Interview: Mohammed Khatib of Samidoun on Voice of Palestine about Nakba 68


Mohammed Khatib, Palestinian youth organizer in Europe and Samidoun Europe coordinator, spoke on the Voice of Palestine online radio program with co-host Hanna Kawas on Saturday, 14 May, commemorating the 68th anniversary of the Palestinian Nakba.

Voice of Palestine has been broadcast both over the air and online for 29 years, from Vancouver, Canada. This week, Khatib spoke with Kawas about Palestinian youth organizing in Europe, his experience growing up as a Palestinian refugee in Ain el-Helweh camp in Lebanon, and the meaning of the Nakba and the struggle for the right of return of Palestinian refugees.

Listen online:

Selected quotes from Khatib’s interview (transcribed by Kristian Davis Bailey of Black4Palestine)

“I would like to mention that more than 80 percent of the population in Gaza are refugees– they are Palestinian refugees. In the West Bank 30 percent are refugees. The youth who are starting the intifada they are from Aida camp, Dheisheh camp, Jalazone camp.

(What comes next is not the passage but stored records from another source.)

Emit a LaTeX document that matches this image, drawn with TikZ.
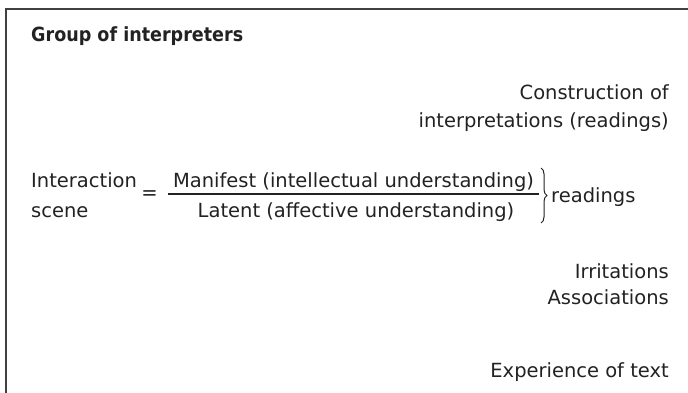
\documentclass[tikz,border=0pt]{standalone}
\usepackage{fontspec}
\setmainfont{DejaVu Sans}
\newfontfamily\headfont[FakeStretch=0.9]{DejaVu Sans}
\usepackage{xcolor}
\usetikzlibrary{decorations.pathreplacing}
\definecolor{inkgray}{HTML}{222222}
\tikzset{
  txt/.style={inner sep=0pt, text=inkgray, font=\fontsize{19.5}{28}\selectfont},
  headtxt/.style={txt, font=\fontsize{19.5}{28}\headfont\bfseries},
  frame/.style={draw=black!75, line width=1.5pt},
  fracbar/.style={draw=inkgray, line width=1.1pt},
  rbrace/.style={draw=inkgray, line width=1pt, decorate,
    decoration={brace, amplitude=6pt}}
}

\begin{document}
\begin{tikzpicture}[x=1pt, y=-1pt]
\useasboundingbox (0,0) rectangle (688,393);
\draw[frame] (688,9) -- (6,9) -- (6,393);
\node[headtxt, anchor=base west] at (31,42) (group) {Group of interpreters};
% multi-line nodes: base anchor sits on the last line
\node[txt, anchor=base east, align=right] at (669,128) (constr) {Construction of\\interpretations (readings)};
\node[txt, anchor=base west, align=left, font=\fontsize{19.5}{30}\selectfont] at (31,217) (scene) {Interaction\\scene};
\node[txt] at (149.5,195) (eq) {=};
\node[txt, anchor=base] at (353.5,187) (manifest) {Manifest (intellectual understanding)};
\node[txt, anchor=base] at (356,217) (latent) {Latent (affective understanding)};
\coordinate (barl) at (168,194);
\coordinate (barr) at (539,194);
\draw[fracbar] (barl) -- (barr);
\coordinate (bracetop) at (541,168);
\coordinate (bracebot) at (541,223);
\draw[rbrace] (bracetop) -- (bracebot);
\node[txt, anchor=base west] at (551,202) (readings) {readings};
\node[txt, anchor=base east, align=right, font=\fontsize{19.5}{26}\selectfont] at (669,304) (irrit) {Irritations\\Associations};
\node[txt, anchor=base east] at (669,377) (exper) {Experience of text};
\end{tikzpicture}
\end{document}
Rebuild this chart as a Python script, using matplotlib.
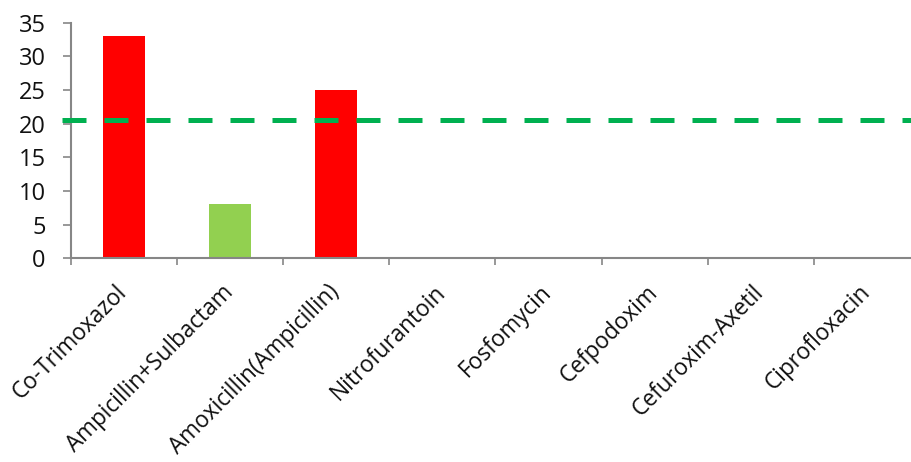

The people who led the First and the Second Intifada in Gaza they are from Jabalia–they are from the camps. This class, this Palestinian class–the refugees–are the main one suffering from the occupation and they are the main ones ready to pay all that they have because have nothing to lose in confronting this occupation.”

“As a Palestinian refugee from Lebanon, who has to travel with a refugee document from the UN, I have nothing to do with this authority [the PA]. I say this as a Palestinian refugee from the outside that this authority doesn’t represent me. So they also don’t represent more than 7 million Palestinians who live in the diaspora. So who are they representing? And if they are not struggling for right of return, that means they are not representing 80 percent of the Palestinian refugees in Gaza. So who are they representing? So in reality, this authority has no authority at all.”

“The refugees should take a role from outside and this is what will make a change. We can not look for a real future and real change for Palestine without seeing the role of the Palestinian refugees from outside who are bringing the struggle from outside against our enemy. Because to be realistic, our enemy is not just in inside Israeli. We don’t see out enemy as the Jewish people who live in Tel Aviv and Haifa and the cities–our enemy is the system. I think you in the US and Canada know very well what kind of system settler colonialism is. You know the history of the indigenous people of Canada and the US. we are saying the same political reality of this regime, so our struggle should also be from the outside.”

“What you can do for us is to struggle for your rights in your country and to change your system because your system is affecting us. So any change in the US, any change in Canada – this is a change for Palestine. If the indigenous people in Canada will get their rights, this means we, the indigenous people of Palestine will be victorious. If the Black community in the US will get their rights and will lead the struggle for change in the US, this means we will be victorious.”